Friday, August 26, 2016

Fashion statement: Ukrainian troops debut post-Soviet uniforms

August 26, 2016 (The Washington Times) Ukraine’s military has taken its clash with neighboring Russia to a new level, debuting new “Western-style” uniforms that deliberately break with old Soviet sartorial motifs. The green camouflage uniform with a dark-green beret is modeled on British military styles. The cap includes an insignia of a Cossack, the traditional Ukrainian horseman, grasping a cross. The stars that traditionally adorn should straps in Russian and older Soviet uniforms have been replaced by diamonds.
Ukrainians got their first look at the new uniforms at this week’s Independence Day parade in downtown Kiev, a parade that marked a quarter-century of independence after the break-up of the old Soviet Union. The redesign also comes two years after the first clashes between Moscow and Kiev over Crimea and Russia’s continuing support for separatist forces in Ukraine’s east.
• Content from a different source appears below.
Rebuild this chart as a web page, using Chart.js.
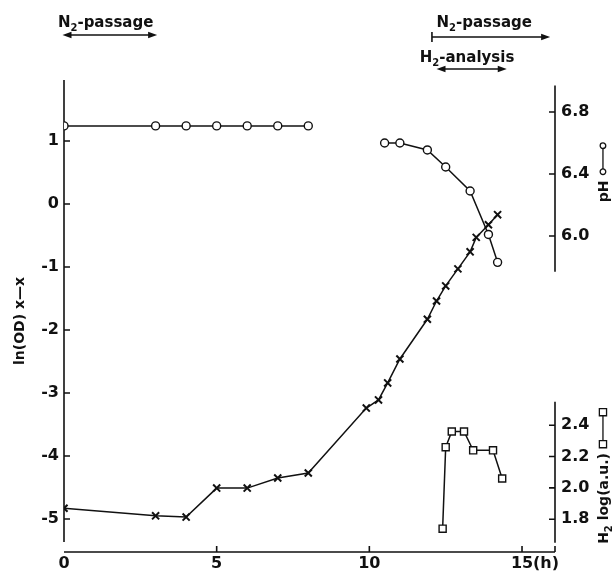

The uniforms reportedly also incorporate details from the uniforms worn by the Ukrainian Liberation Army, formed in the brief period of independence between the end of World War I and Ukraine’s absorption into the Soviet Union in 1919. Ukraine President Petro Poroshenko said in his address Wednesday that the redesign was part of a larger overhaul of the country’s military in the past two years, saying his government had to rebuild the army “almost from scratch” after a popular uprising drove former President Viktor Yanukovych from power and into exile in Russia. But military analysts say the uniforms are also a political statement in a country still deeply divided between Ukrainian-speaking western parts of the country oriented toward Europe and the West, and Russian-speaking eastern regions with cultural, religious and economic ties to Russia.